Not only that but those close to bringing the games to fruition have played a major part in making this series actually happen. Neil Druckmann of Naughty Dog (one of the production companies in play here) and a co-creator of the original game teams with Craig Mazin, best known for creating the critically acclaimed Chernobyl, to deliver a show that kickstarts 2023 in television off in spectacular fashion.
Where to start with such an expansive show then? What's so noticeable straight off the bat is the attention to detail in bringing the post-apocalyptic world to life and just how some moments and locations in the game make such welcome appearances along the way. The production design is exquisite, downtown Boston recreated in such haunting fashion as the main arc of the series gets underway. There's a moment in a museum that just made me think I should have had the controller in hand trying to navigate a way out for Joel and Ellie avoiding any infected. It was tense playing the game but it's just as tense watching this time around, even with knowing what happens at various points in the narrative.

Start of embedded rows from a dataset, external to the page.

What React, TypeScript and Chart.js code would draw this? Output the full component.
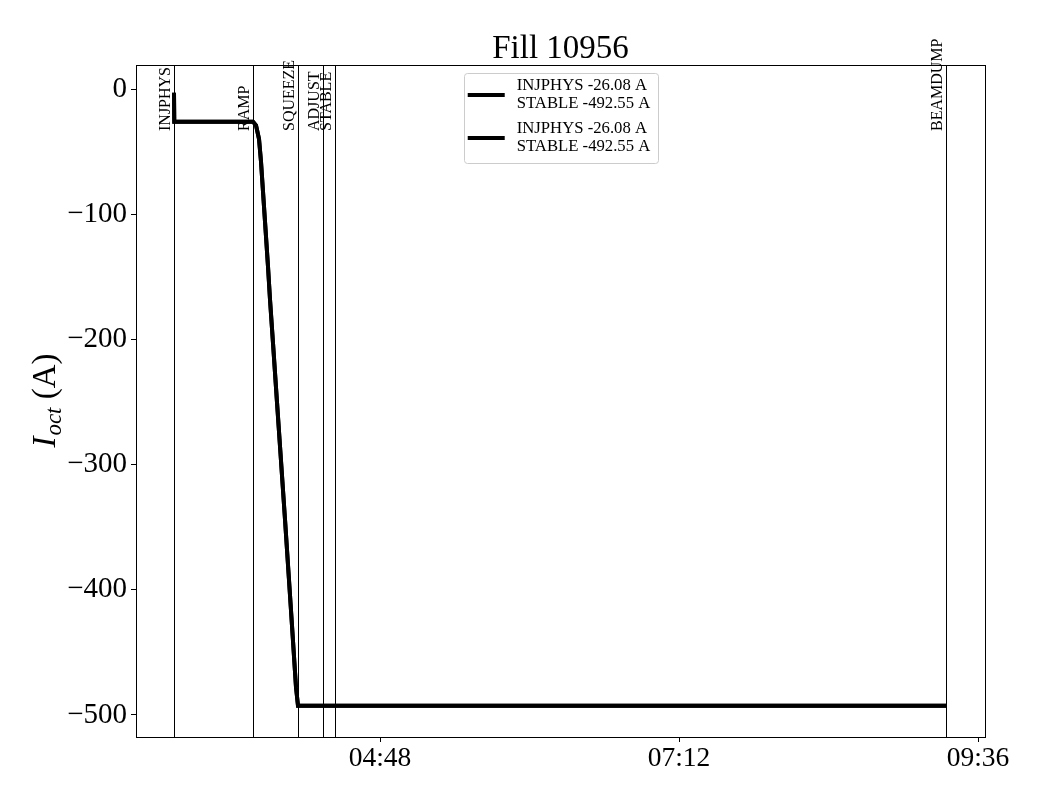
import React, { useEffect, useRef } from "react";
import { Chart, registerables } from "chart.js";

Chart.register(...registerables);

const TITLE = "Fill 10956";
const SERIES_TIMES = [
  "03:08:47", "03:08:55", "03:46:50", "03:48:17", "03:49:44", "03:50:41", "03:51:39",
  "03:52:37", "03:54:04", "03:55:01", "03:56:28", "03:58:23", "04:00:19", "04:02:15",
  "04:04:10", "04:06:06", "04:07:33", "04:08:30", "09:20:36",
];
const SERIES_VALUES = [
  -3, -26.08, -26.08, -29, -40, -58, -82,
  -106, -142, -168, -203, -250, -297, -344,
  -392, -441, -478, -492.55, -492.55,
];
const MODE_NAMES = ["INJPHYS", "RAMP", "SQUEEZE", "ADJUST", "STABLE", "BEAMDUMP"];
const MODE_TIMES = ["03:08:47", "03:46:50", "04:08:30", "04:20:33", "04:26:20", "09:20:36"];
const LEGEND_LABELS = [
  ["INJPHYS -26.08 A", "STABLE -492.55 A"],
  ["INJPHYS -26.08 A", "STABLE -492.55 A"],
];
const X_TICKS = ["04:48", "07:12", "09:36"];
const Y_TICKS = [0, -100, -200, -300, -400, -500];
const X_MIN = "02:50:29";
const X_MAX = "09:39:22";
const Y_MIN = -517.6;
const Y_MAX = 19.2;

const FONT = "'Liberation Serif', 'Times New Roman', serif";

const toHours = (s: string) => {
  const p = s.split(":").map(Number);
  return p[0] + p[1] / 60 + (p[2] || 0) / 3600;
};
const fmt = (h: number) => {
  const tot = Math.round(h * 60);
  const hh = Math.floor(tot / 60);
  const mm = tot % 60;
  return String(hh).padStart(2, "0") + ":" + String(mm).padStart(2, "0");
};

const overlay = {
  id: "overlay",
  beforeDatasetsDraw(chart: any) {
    const { ctx, chartArea: a, scales } = chart;
    ctx.save();
    ctx.strokeStyle = "#000";
    ctx.lineWidth = 1;
    MODE_TIMES.forEach((t) => {
      const x = Math.round(scales.x.getPixelForValue(toHours(t))) + 0.5;
      ctx.beginPath();
      ctx.moveTo(x, a.top);
      ctx.lineTo(x, a.bottom);
      ctx.stroke();
    });
    ctx.restore();
  },
  afterDraw(chart: any) {
    const { ctx, chartArea: a, scales } = chart;
    ctx.save();
    // frame
    ctx.strokeStyle = "#000";
    ctx.lineWidth = 1;
    ctx.strokeRect(
      Math.round(a.left) + 0.5,
      Math.round(a.top) + 0.5,
      Math.round(a.right - a.left),
      Math.round(a.bottom - a.top)
    );
    // mode labels
    ctx.fillStyle = "#000";
    ctx.font = `16px ${FONT}`;
    ctx.textBaseline = "alphabetic";
    ctx.textAlign = "left";
    MODE_TIMES.forEach((t, i) => {
      const x = scales.x.getPixelForValue(toHours(t));
      ctx.save();
      ctx.translate(x - 4, a.top + 66);
      ctx.rotate(-Math.PI / 2);
      ctx.fillText(MODE_NAMES[i], 0, 0);
      ctx.restore();
    });
    // legend
    ctx.font = `16.7px ${FONT}`;
    const tw = Math.max(...LEGEND_LABELS.flat().map((s) => ctx.measureText(s).width));
    const bw = 4 + 37 + 12 + tw + 7;
    const bx = (a.left + a.right) / 2 - bw / 2;
    const by = a.top + 8;
    const bh = 90;
    ctx.beginPath();
    (ctx as any).roundRect(Math.round(bx) + 0.5, Math.round(by) + 0.5, Math.round(bw), bh, 3);
    ctx.fillStyle = "rgba(255,255,255,0.8)";
    ctx.fill();
    ctx.strokeStyle = "#cccccc";
    ctx.stroke();
    ctx.fillStyle = "#000";
    ctx.textBaseline = "middle";
    LEGEND_LABELS.forEach((lines, i) => {
      const y1 = by + 13 + i * 43;
      const y2 = y1 + 18;
      const hy = (y1 + y2) / 2;
      ctx.strokeStyle = "#000";
      ctx.lineWidth = 4;
      ctx.beginPath();
      ctx.moveTo(bx + 4, hy);
      ctx.lineTo(bx + 41, hy);
      ctx.stroke();
      ctx.fillText(lines[0], bx + 53, y1);
      ctx.fillText(lines[1], bx + 53, y2);
    });
    // title
    ctx.textAlign = "center";
    ctx.textBaseline = "alphabetic";
    ctx.font = `33px ${FONT}`;
    ctx.fillText(TITLE, (a.left + a.right) / 2, 58);
    // y label
    ctx.save();
    ctx.translate(55, (a.top + a.bottom) / 2);
    ctx.rotate(-Math.PI / 2);
    ctx.textAlign = "left";
    ctx.font = `italic 33px ${FONT}`;
    const wI = ctx.measureText("I").width;
    ctx.font = `italic 23px ${FONT}`;
    const wO = ctx.measureText("oct").width;
    ctx.font = `33px ${FONT}`;
    const wA = ctx.measureText(" (A)").width;
    const sx = -(wI + wO + wA) / 2;
    ctx.font = `italic 33px ${FONT}`;
    ctx.fillText("I", sx, 0);
    ctx.font = `italic 23px ${FONT}`;
    ctx.fillText("oct", sx + wI + 1, 6);
    ctx.font = `33px ${FONT}`;
    ctx.fillText(" (A)", sx + wI + wO + 1, 0);
    ctx.restore();
    ctx.restore();
  },
};

export default function App() {
  const ref = useRef<HTMLCanvasElement>(null);
  useEffect(() => {
    const data = SERIES_TIMES.map((t, i) => ({ x: toHours(t), y: SERIES_VALUES[i] }));
    const chart = new Chart(ref.current as HTMLCanvasElement, {
      type: "line",
      data: {
        datasets: LEGEND_LABELS.map((l) => ({
          label: l.join("\n"),
          data,
          borderColor: "#000",
          backgroundColor: "#000",
          borderWidth: 4,
          pointRadius: 0,
          tension: 0,
        })),
      },
      options: {
        responsive: false,
        animation: false,
        devicePixelRatio: 1,
        layout: { padding: { top: 65, right: 55, left: 0, bottom: 0 } },
        plugins: { legend: { display: false }, tooltip: { enabled: false }, title: { display: false } },
        scales: {
          x: {
            type: "linear",
            min: toHours(X_MIN),
            max: toHours(X_MAX),
            afterBuildTicks: (s: any) => {
              s.ticks = X_TICKS.map((t) => ({ value: toHours(t) }));
            },
            afterFit: (s: any) => {
              s.height = 63;
            },
            ticks: {
              callback: (v: any) => fmt(Number(v)),
              font: { family: FONT, size: 27.5 },
              color: "#000",
              maxRotation: 0,
              autoSkip: false,
              padding: 0,
            },
            grid: { display: true, drawOnChartArea: false, drawTicks: true, tickLength: 5, tickColor: "#000" },
            border: { display: true, color: "#000", width: 1 },
          },
          y: {
            type: "linear",
            min: Y_MIN,
            max: Y_MAX,
            afterBuildTicks: (s: any) => {
              s.ticks = Y_TICKS.map((v) => ({ value: v }));
            },
            afterFit: (s: any) => {
              s.width = 136;
            },
            ticks: {
              callback: (v: any) => (Number(v) < 0 ? "\u2212" + Math.abs(Number(v)) : String(v)),
              font: { family: FONT, size: 29 },
              color: "#000",
              autoSkip: false,
              padding: 4,
            },
            grid: { display: true, drawOnChartArea: false, drawTicks: true, tickLength: 5, tickColor: "#000" },
            border: { display: true, color: "#000", width: 1 },
          },
        },
      },
      plugins: [overlay],
    } as any);
    return () => chart.destroy();
  }, []);
  return (
    <div style={{ position: "absolute", left: 0, top: 0, width: 1040, height: 800, background: "#fff" }}>
      <canvas ref={ref} width={1040} height={800} style={{ width: 1040, height: 800, display: "block" }} />
    </div>
  );
}
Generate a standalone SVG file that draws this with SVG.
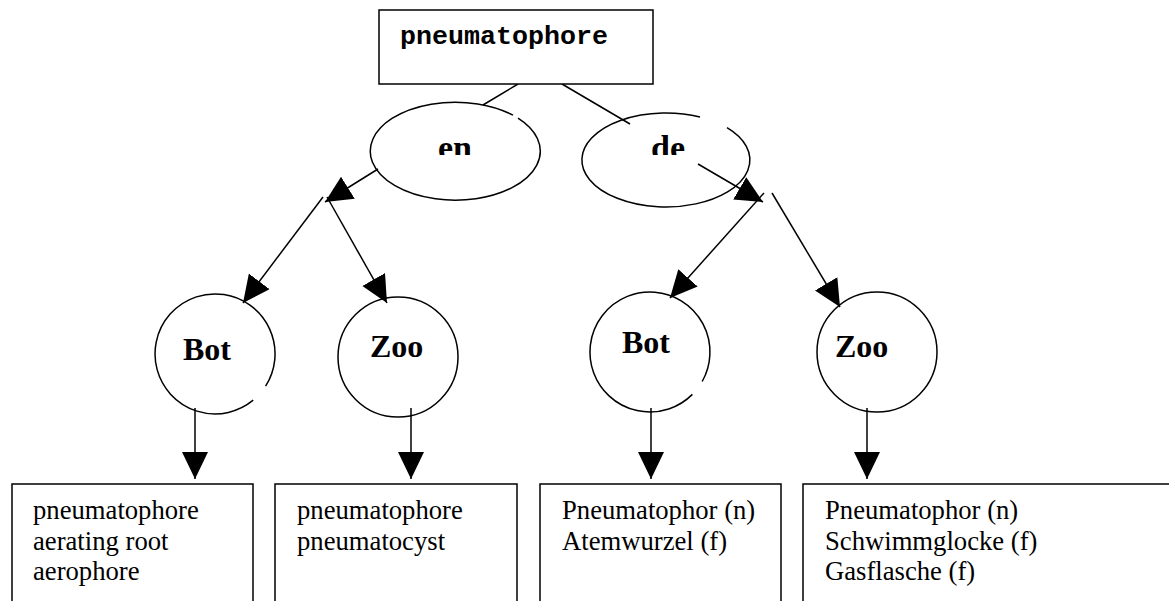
<svg xmlns="http://www.w3.org/2000/svg" width="1169" height="601" viewBox="0 0 1169 601">
<style>
.shape{fill:none;stroke:#000;stroke-width:1.5}
.box{fill:#fff;stroke:#000;stroke-width:1.5}
.conn{stroke:#000;stroke-width:1.5;fill:none}
.arr{marker-end:url(#ah)}
.mono{font-family:"Liberation Mono","Courier New",monospace;font-weight:bold;font-size:26.67px;fill:#000}
.lbl{font-family:"Liberation Serif","Times New Roman",serif;font-weight:bold;font-size:32px;fill:#000}
.lang{font-family:"Liberation Serif","Times New Roman",serif;font-weight:bold;font-size:34px;fill:#000}
.term{font-family:"Liberation Serif","Times New Roman",serif;font-size:26.67px;fill:#000}
</style>
<defs>
<marker id="ah" markerUnits="userSpaceOnUse" markerWidth="28" markerHeight="27" refX="27" refY="13" orient="auto">
<path d="M0,0 L27,13 L0,26 z" fill="#000"/>
</marker>
<clipPath id="clipLang"><rect x="0" y="0" width="1169" height="155"/></clipPath>
</defs>
<rect width="1169" height="601" fill="#fff"/>
<g id="connectors">
<line class="conn" x1="518" y1="84" x2="483" y2="105"/>
<line class="conn" x1="562" y1="84" x2="630" y2="124"/>
<line class="conn arr" x1="378" y1="169" x2="325" y2="202"/>
<line class="conn arr" x1="323" y1="197" x2="243" y2="303"/>
<line class="conn arr" x1="327" y1="197" x2="387" y2="303"/>
<line class="conn arr" x1="698" y1="164" x2="763" y2="202"/>
<line class="conn arr" x1="764" y1="193" x2="670" y2="298"/>
<line class="conn arr" x1="772" y1="193" x2="840" y2="307"/>
<line class="conn arr" x1="195" y1="408" x2="195" y2="479"/>
<line class="conn arr" x1="411" y1="408" x2="411" y2="479"/>
<line class="conn arr" x1="651" y1="408" x2="651" y2="479"/>
<line class="conn arr" x1="867" y1="408" x2="867" y2="479"/>
</g>
<g id="node-root">
<rect class="box" x="379" y="10" width="274" height="74"/>
<text class="mono" x="400" y="44">pneumatophore</text>
</g>
<g id="node-en">
<path class="shape" d="M518,118.1 A85,49 0 1 1 513,115.2"/>
<text class="lang" x="438" y="159" clip-path="url(#clipLang)">en</text>
</g>
<g id="node-de">
<path class="shape" d="M727,127.7 A84,47 0 1 1 700,117"/>
<text class="lang" x="651" y="159" clip-path="url(#clipLang)">de</text>
</g>
<g id="node-en-bot">
<path class="shape" d="M253.2,400.2 A60,60 0 1 1 265.6,386.2"/>
<text class="lbl" x="183" y="360">Bot</text>
</g>
<g id="node-en-zoo">
<circle class="shape" cx="398" cy="357" r="60"/>
<text class="lbl" x="370" y="357">Zoo</text>
</g>
<g id="node-de-bot">
<path class="shape" d="M692.4,394.4 A60,60 0 1 1 702.2,381.5"/>
<text class="lbl" x="622" y="353">Bot</text>
</g>
<g id="node-de-zoo">
<circle class="shape" cx="877" cy="352" r="60"/>
<text class="lbl" x="835" y="357">Zoo</text>
</g>
<g id="node-en-bot-terms">
<rect class="box" x="12" y="484" width="241" height="130"/>
<text class="term" x="33" y="519">pneumatophore</text>
<text class="term" x="33" y="549.5">aerating root</text>
<text class="term" x="33" y="580">aerophore</text>
</g>
<g id="node-en-zoo-terms">
<rect class="box" x="275" y="484" width="242" height="130"/>
<text class="term" x="297" y="519">pneumatophore</text>
<text class="term" x="297" y="549.5">pneumatocyst</text>
</g>
<g id="node-de-bot-terms">
<rect class="box" x="540" y="484" width="241" height="130"/>
<text class="term" x="562" y="519">Pneumatophor (n)</text>
<text class="term" x="562" y="549.5">Atemwurzel (f)</text>
</g>
<g id="node-de-zoo-terms">
<rect class="box" x="803" y="484" width="380" height="130"/>
<text class="term" x="825" y="519">Pneumatophor (n)</text>
<text class="term" x="825" y="549.5">Schwimmglocke (f)</text>
<text class="term" x="825" y="580">Gasflasche (f)</text>
</g>
</svg>
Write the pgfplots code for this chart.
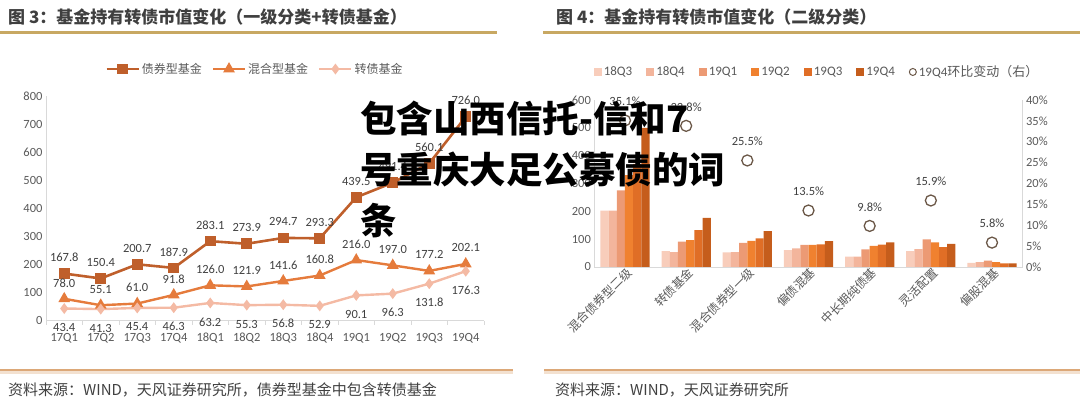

That may lead people to question what exactly is the point in making a series that creates moments from the game in such great detail. However, my answer to that would not only be that not everyone has played the game but when it does it this well why wouldn't they, especially as there are welcome changes made here and there. Too many times have we seen half-arsed adaptations of video games but that isn't the case here. Craig Mazin and Neil Druckmann have written a series that possesses such varying levels of emotion it's impossible not to get swept up in it all. The first episode alone is enough to showcase just how emotional this journey will be, the harrowing opening to the game expanded upon and setting Joel's journey in motion quite brilliantly.
Ellie's introduction soon follows and it should straight away put any doubts aside that Bella Ramsey isn't up to playing the role, the way they nail the characteristics of such a popular character actually quite scary. From the moment they meet right up until the season's final moments, the dynamic between Joel and Ellie is key to the show's success and Pedro Pascal and Bella Ramsey are the perfect choices for their characters. Watching them deal with loss in their own respective ways makes for fascinating viewing while they share such an empathic dynamic together throughout. Whether it's a brief moment to have a laugh, take in their surroundings or share pain while on their journey, Pascal and Ramsey excel in bringing such compassion to these characters, some iconic exchanges from the game delivered so perfectly. 

Mazin and Druckmann allow more time to flesh out some of the supporting characters that Joel and Ellie come across in the show. There's characters that fans of the game will be so keen to see here and one of them is sure to be Nick Offerman's Bill. In a surprise move that takes the action away from Joel and Ellie, the third episode is dedicated to Bill and his partner, Frank (played by Murray Bartlett). It's a bold move but it is one that ultimately pays off as Mazin and Druckmann deliver a beautifully intimate story of love and tragedy in equal measure that takes time to showcase just how deeply affected by the outbreak others have been. Other familiar characters we see are Henry and Sam, two brothers played by Lamar Johnson and Keivonn Woodard in what turns out to be one of the most heartbreaking episodes of the series. There's also new characters created for the series that make their mark, Melanie Lynskey's Kathleen being the one who stands out the most as she leads a revolutionary movement in Kansas City.
The encounters that Joel and Ellie have with these and many more are varying in their degree of danger, some more dangerous than the infected at that, and add further tension to proceedings. There's a moment in the fifth episode involving Joel, Ellie, Henry, Sam and Kathleen that just highlights the sheer scale of the show as all hell (literally) breaks loose in a small settlement. It puts the infected front and centre; Clickers and even a Bloater fucking shit up in a chaotic sequence that just reminds the audience it isn't just what's left of humanity to worry about.
Visually, The Last of Us is one of best looking shows we've had in a while, gorgeous cinematography accompanying them on their journey and impressive practical effects on the Clickers in particular just emphasising the sheer amount of work that went into the show to make it a worthwhile project. Gustavo Santaolalla's score too is something that just adds another layer to the show as a whole, quaint guitar strings accompanying more emotional moments while it isn't afraif to get loud when required. It's just another aspect that makes you feel as if you've been dropped straight into the game yourself.

The Last of Us might just be the best video game adaptation we've ever had, the creative team behind it and the cast bringing these characters to life, delivering something truly special in the process. It deals with loss and searching for a new family with such delicacy all while evading the threats out in the new world, humans being worse than the infected at times. Bring on another season.